First, TA ROI approximately in the center of one of the 4 quadrants is used to locate the target. Then a spacecraft move is used to place the source in a second TA ROI closer (~1"–5") to the center of the coronagraphic field of view. The target is located again and then moved into the center of the coronagraphic field of view (i.e., at the apex of the 4QPM) using the most precise small spacecraft move. For 4QPM coronagraphy, there are specific readout subarrays defined for each mask (MASK1550, MASK1140 & MASK1065, each 216 × 216 pixels).

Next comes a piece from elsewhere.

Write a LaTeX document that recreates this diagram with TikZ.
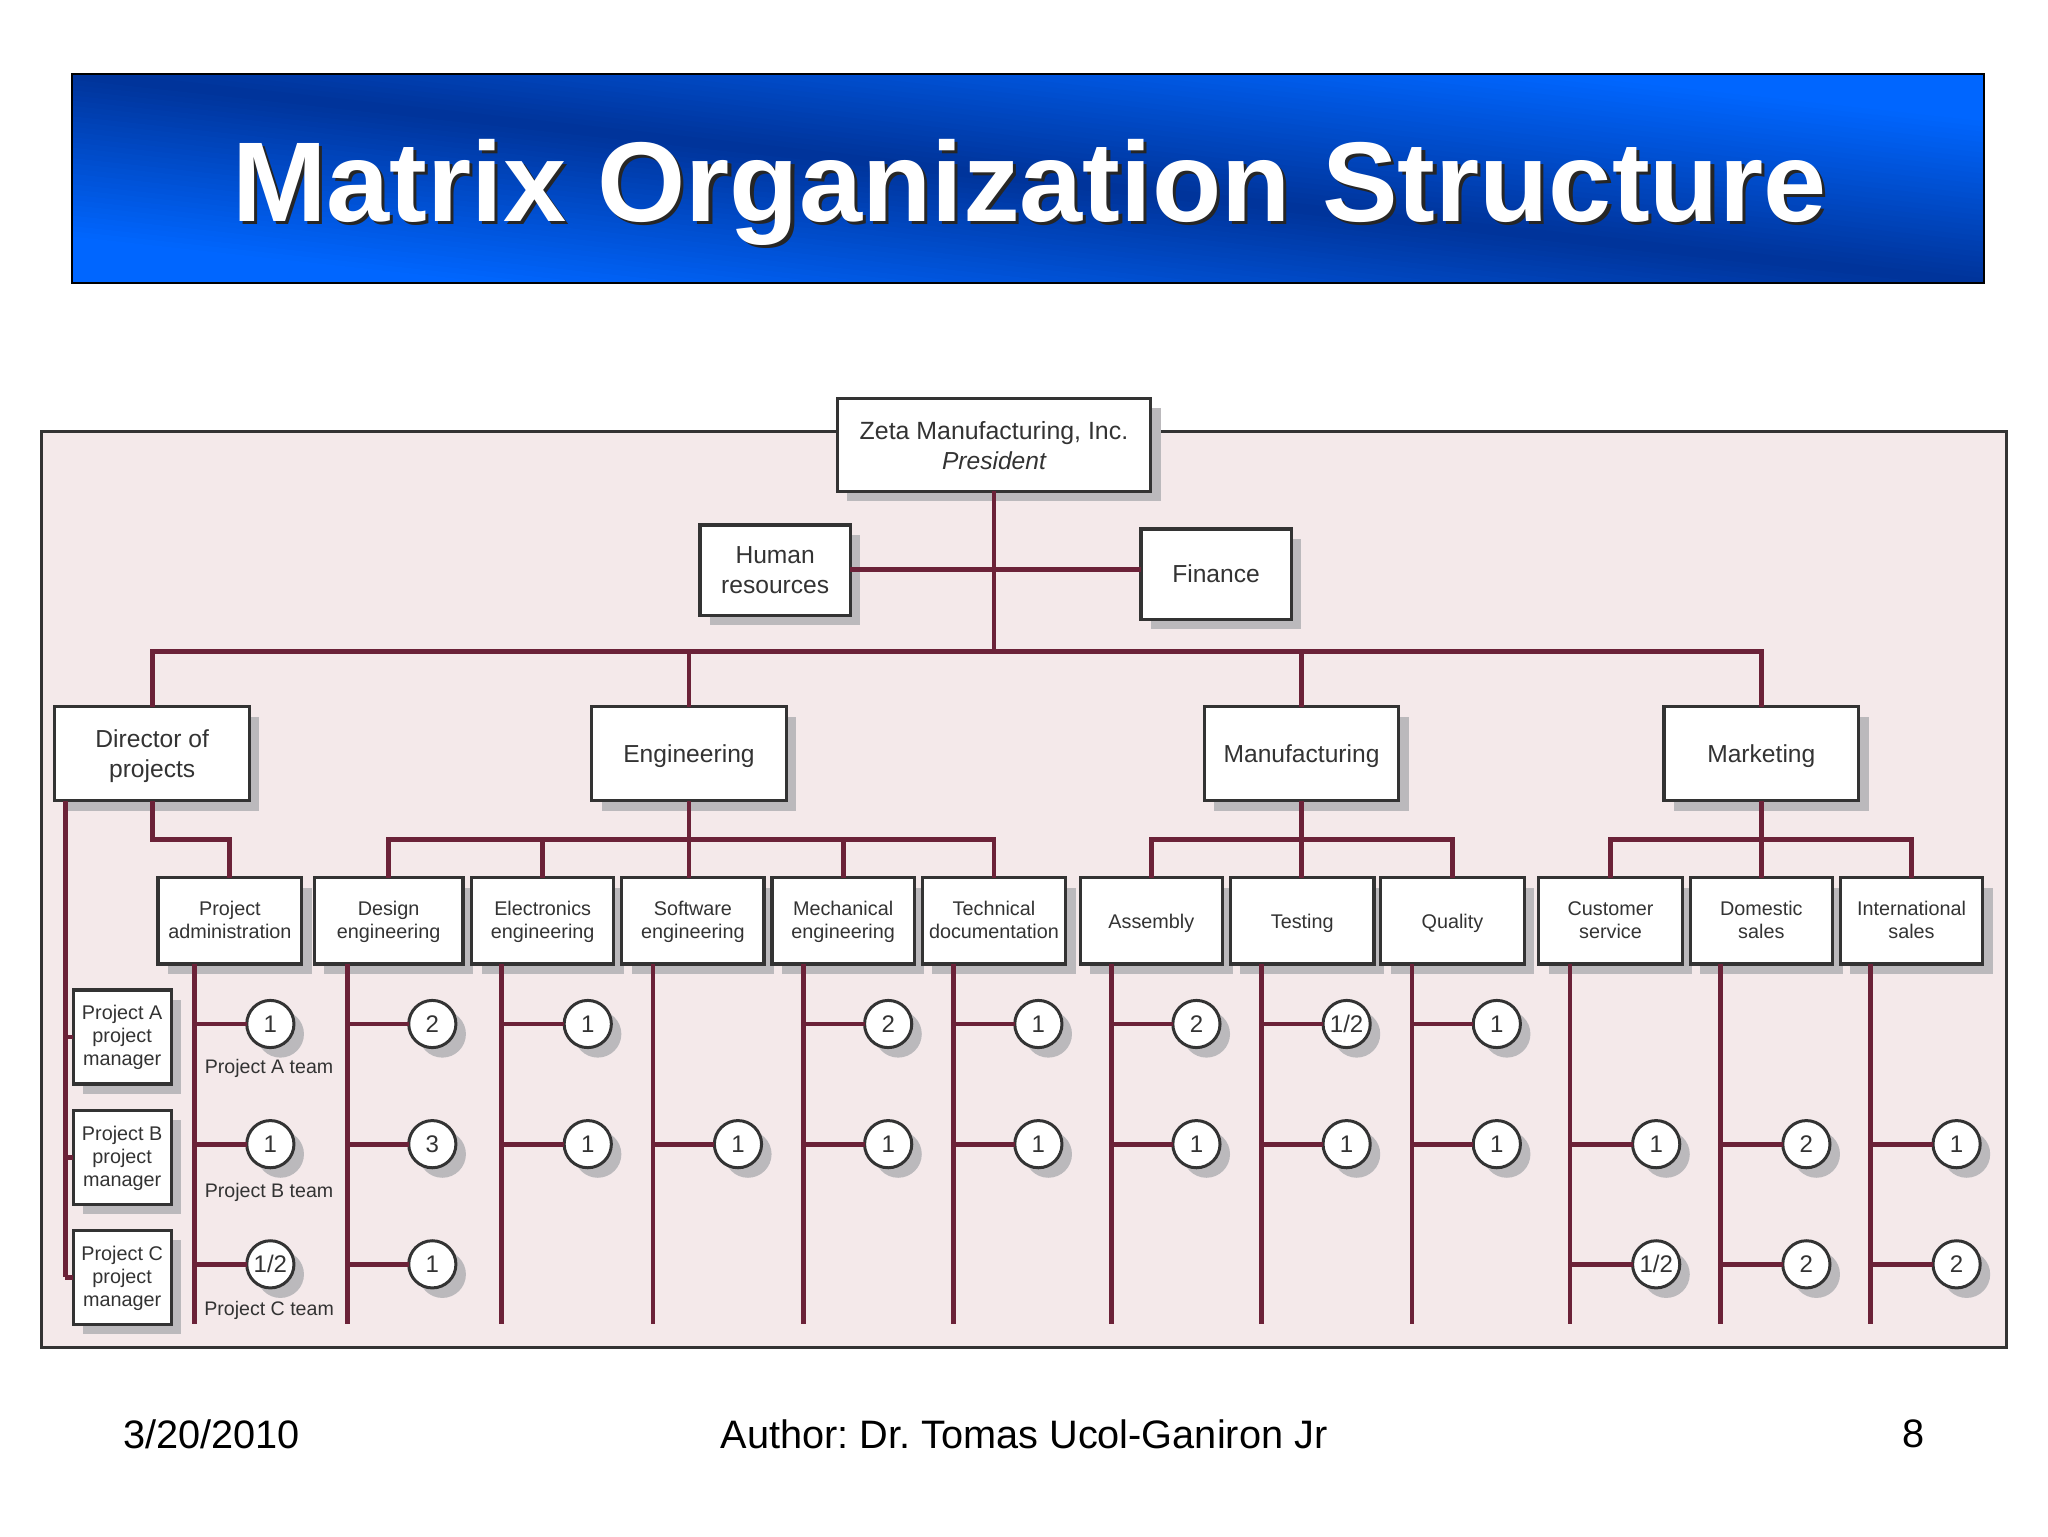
\documentclass[tikz,border=0pt]{standalone}
\usepackage{fontspec}
\setmainfont{Liberation Sans}
\frenchspacing
\usetikzlibrary{shadows,calc}
\definecolor{ln}{HTML}{333333}
\definecolor{tx}{HTML}{333333}
\definecolor{mar}{HTML}{6B2238}
\definecolor{shd}{HTML}{BBB9BC}
\definecolor{pane}{HTML}{F4E9EA}
\definecolor{bdark}{HTML}{003399}
\definecolor{bbright}{HTML}{0066FF}
\newcommand{\txh}{9pt}\newcommand{\txd}{2pt}
\newcommand{\fr}[1]{\rule{0pt}{#1pt}}
\tikzset{
 sh/.style={general shadow={shadow xshift=5pt,shadow yshift=-5pt,fill=shd,opacity=1}},
 box/.style={draw=ln,line width=1.6pt,fill=white,inner sep=0pt,outer sep=0pt,align=center,text=tx,sh,
   execute at begin node={\rule{0pt}{\txh}},execute at end node={\rule[-\txd]{0pt}{0pt}}},
 big/.style={box,font=\fontsize{12.3}{15}\selectfont\renewcommand{\txh}{11.2pt}\renewcommand{\txd}{2.8pt}},
 small/.style={box,font=\fontsize{9.9}{11.8}\selectfont\renewcommand{\txh}{9.9pt}\renewcommand{\txd}{2.2pt}},
 pm/.style={box,font=\fontsize{9.9}{11.5}\selectfont\renewcommand{\txh}{9.2pt}\renewcommand{\txd}{2.2pt}},
 crc/.style={circle,draw=ln,line width=1.5pt,fill=white,inner sep=0pt,outer sep=0pt,minimum size=23.6pt,text=tx,sh,font=\fontsize{12}{14}\selectfont},
 conn/.style={draw=mar,line width=2.4pt},
 team/.style={text=tx,inner sep=0pt,font=\fontsize{9.8}{12}\selectfont},
 foot/.style={text=black,inner sep=0pt,font=\fontsize{19.85}{24}\selectfont},
}
\newcommand{\bx}[7][big]{\node[#1,minimum width={(#5-#3)*0.65306pt},minimum height={(#6-#4)*0.65306pt}] (#2) at ({(#3+#5)/2},{(#4+#6)/2}) {#7};}
\newcommand{\crcl}[5]{\node[crc] (#1) at (#3,#4) {#5};\draw[conn] (#2 |- #1) -- (#1.west);}
\newcommand{\trunk}[3]{\coordinate (#1) at (#3,1014);\draw[conn] (#2.south -| #1) -- (#1);}
\begin{document}
\begin{tikzpicture}[x=0.65306pt,y=-0.65306pt]
\useasboundingbox (0,0) rectangle (1568,1176);
\fill[white] (0,0) rectangle (1568,1176);
% banner: diagonal gradient, dark along the top-left to bottom-right diagonal
\begin{scope}
\clip (55,57) rectangle (1519,217);
\foreach \i in {0,...,80}{
  \pgfmathsetmacro{\dd}{-160+4*\i}
  \pgfmathsetmacro{\pp}{min(100,abs(\dd+2)/125*100)}
  \fill[bbright!\pp!bdark] (55,57+\dd) -- (1519,217+\dd) -- (1519,800) -- (55,800) -- cycle;
}
\end{scope}
\draw[black,line width=1pt] (55,57) rectangle (1519,217);
\node[text=black!85,inner sep=0pt,font=\bfseries\fontsize{56.7}{60}\selectfont] (titleshadow) at (790.5,149.5) {Matrix Organization Structure};
\node[text=white,inner sep=0pt,font=\bfseries\fontsize{56.7}{60}\selectfont] (title) at (788,147) {Matrix Organization Structure};
% frame
\draw[ln,fill=pane,line width=1.5pt] (32,330) rectangle (1536,1032);
% top
\bx{pres}{641}{305}{881}{376}{\fr{12.2}\fontsize{12.45}{14.5}\selectfont Zeta Manufacturing, Inc.\\\itshape President}
\bx{hr}{536}{402}{651}{471}{\fr{11.5}Human\\resources}
\bx{fin}{873.5}{405}{988.5}{474}{Finance}
\bx{dir}{42}{541}{191}{613}{\fr{11.5}Director of\\projects}
\bx{eng}{453}{541}{602}{613}{Engineering}
\bx{man}{922}{541}{1071}{613}{Manufacturing}
\bx{mkt}{1274}{541}{1423}{613}{Marketing}
% third level
\bx[small]{pa}{121}{672}{231}{738}{\fr{8.5}Project\\administration}
\bx[small]{de}{240.5}{672}{354.5}{738}{\fr{8.5}Design\\engineering}
\bx[small]{el}{361}{672}{470}{738}{\fr{8.5}Electronics\\engineering}
\bx[small]{so}{476}{672}{585}{738}{\fr{8.5}Software\\engineering}
\bx[small]{me}{591}{672}{700}{738}{\fr{8.5}Mechanical\\engineering}
\bx[small]{te}{706}{672}{816}{738}{\fr{8.5}Technical\\documentation}
\bx[small]{as}{827}{672}{936}{738}{Assembly}
\bx[small]{ts}{942}{672}{1052}{738}{Testing}
\bx[small]{qu}{1057}{672}{1167}{738}{Quality}
\bx[small]{cu}{1178}{672}{1288}{738}{\fr{8.5}Customer\\service}
\bx[small]{dm}{1294}{672}{1403}{738}{\fr{8.5}Domestic\\sales}
\bx[small]{in}{1409}{672}{1518}{738}{\fr{8.5}International\\sales}
% project managers
\bx[pm]{pma}{56}{758}{131}{830}{\fr{8}Project A\\project\\manager}
\bx[pm]{pmb}{56}{850}{131}{922}{\fr{8}Project B\\project\\manager}
\bx[pm]{pmc}{56}{942}{131}{1014}{\fr{8}Project C\\project\\manager}
% top connectors
\coordinate (jct) at (761,436);
\coordinate (bus) at (761,499);
\draw[conn] (pres.south) -- (bus);
\draw[conn] (hr.east |- jct) -- (fin.west |- jct);
\draw[conn] (dir.north) |- (bus);
\draw[conn] (mkt.north) |- (bus);
\draw[conn] (eng.north) -- (eng.north |- bus);
\draw[conn] (man.north) -- (man.north |- bus);
% director
\coordinate (busd) at (116,643);
\coordinate (tpm) at (50,978);
\draw[conn] (dir.south) |- (pa.north |- busd) -- (pa.north);
\draw[conn] (dir.south -| tpm) -- (tpm);
\draw[conn] (tpm |- pma) -- (pma.west);
\draw[conn] (tpm |- pmb) -- (pmb.west);
\draw[conn] (tpm |- pmc) -- (pmc.west);
% engineering
\coordinate (buse) at (527.5,643);
\draw[conn] (eng.south) -- (buse);
\draw[conn] (de.north) |- (buse);
\draw[conn] (te.north) |- (buse);
\draw[conn] (el.north) -- (el.north |- buse);
\draw[conn] (me.north) -- (me.north |- buse);
\draw[conn] (buse) -- (buse |- so.north);
% manufacturing
\coordinate (busm) at (996.5,643);
\draw[conn] (man.south) -- (man.south |- ts.north);
\draw[conn] (as.north) |- (busm);
\draw[conn] (qu.north) |- (busm);
% marketing
\coordinate (busk) at (1348.5,643);
\draw[conn] (mkt.south) -- (dm.north);
\draw[conn] (cu.north) |- (busk);
\draw[conn] (in.north) |- (busk);
% trunks
\trunk{tpa}{pa}{149}
\trunk{tde}{de}{266}
\trunk{tel}{el}{384}
\trunk{tso}{so}{500}
\trunk{tme}{me}{615}
\trunk{tte}{te}{730}
\trunk{tas}{as}{851}
\trunk{tts}{ts}{966}
\trunk{tqu}{qu}{1081}
\trunk{tcu}{cu}{1202}
\trunk{tdm}{dm}{1317}
\trunk{tin}{in}{1432}
% circles
\crcl{a1}{tpa}{207}{784}{1}
\crcl{a2}{tpa}{207}{876}{1}
\crcl{a3}{tpa}{207}{968}{1/2}
\crcl{b1}{tde}{331}{784}{2}
\crcl{b2}{tde}{331}{876}{3}
\crcl{b3}{tde}{331}{968}{1}
\crcl{c1}{tel}{450}{784}{1}
\crcl{c2}{tel}{450}{876}{1}
\crcl{d2}{tso}{565}{876}{1}
\crcl{e1}{tme}{680}{784}{2}
\crcl{e2}{tme}{680}{876}{1}
\crcl{f1}{tte}{795}{784}{1}
\crcl{f2}{tte}{795}{876}{1}
\crcl{g1}{tas}{916}{784}{2}
\crcl{g2}{tas}{916}{876}{1}
\crcl{h1}{tts}{1031}{784}{1/2}
\crcl{h2}{tts}{1031}{876}{1}
\crcl{i1}{tqu}{1146}{784}{1}
\crcl{i2}{tqu}{1146}{876}{1}
\crcl{j2}{tcu}{1268}{876}{1}
\crcl{j3}{tcu}{1268}{968}{1/2}
\crcl{k2}{tdm}{1383}{876}{2}
\crcl{k3}{tdm}{1383}{968}{2}
\crcl{l2}{tin}{1498}{876}{1}
\crcl{l3}{tin}{1498}{968}{2}
% team labels
\node[team] (ta) at (206,818) {Project A team};
\node[team] (tb) at (206,913) {Project B team};
\node[team] (tc) at (206,1003) {Project C team};
% footer
\node[foot] (fd) at (162,1098) {3/20/2010};
\node[foot] (fa) at (784,1098) {Author: Dr. Tomas Ucol-Ganiron Jr};
\node[foot] (fn) at (1465,1098) {8};
\end{tikzpicture}
\end{document}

Due to persistence images, this procedure can be done twice where the center is approached from 2 directions, 180° apart. The persistence images will be different between the 2 coronagraphic observations allowing for discrimination of faint sources and persistence images. Such discrimination is possible because the observations taken with the 1st target acquisition ROIs (1a & 1b in Figure 2) will not have latents in the 2nd target acquisition ROIs (2a & 2b in Figure 2), and the latents are variable in time such that the latents in the 1st ROIs will have decayed by the time the 2nd ROIs target acquisition observations are completed. The “a” ROIs are 64 × 64 pixels and the “b” ROIs are 7 × 7 pixels. The uncertainty in the position of the source in the “b” ROIs is approximately 20 mas (8" spacecraft move from “a” to “b” ROIs). Thus, the sizes of the “b” subarrays (0.77" × 0.77") are large enough so the source will always be in the “b” ROIs after the “a” target acquisition.
Lajoie, C.-P., Soummer, R., Hines, D., 2012, JWST-STScI-003065,
Simulations of Target Acquisition with MIRI Four-Quadrant Phase Mask Coronagraph (II).
Lajoie, C.-P., Hines, D., Soummer, R., and The Coronagraphs Working Group, 2013, JWST-STScI-003546,
Simulations of MIRI Four-Quadrant Phase Mask Coronagraph (III): Target Acquisition and CCC Mechanism Usage
Lajoie, C.-P., Soummer, R., Hines, D., and The Coronagraphs Working Group, 2014a, JWST-STScI-003712:,
Simulations of Target Acquisition with MIRI Four-Quadrant Phase Mask Coronagraph (IV): Predicted Performances Based on Slew Accuracy Estimates
Lajoie, C.-P., Soummer, R., Hines, D.C., & Rieke, G.H. 2014b,
Simulations of JWST MIRI 4QPM Coronagraphs Operations and Performances, SPIE, 9143, 91433R
Soummer, R., Hines, D.C. & Perrin, M. 2012, JWST-STScI-003063,
Simulations of Target Acquisition with MIRI Four-Quadrant Phase Mask Coronagraph (I).
Soummer, R. et al. 2014, JWST-STScI-004141,
Coronagraphic Operations Concepts and Super-Template Definition for the Astronomer’s Proposal Tool.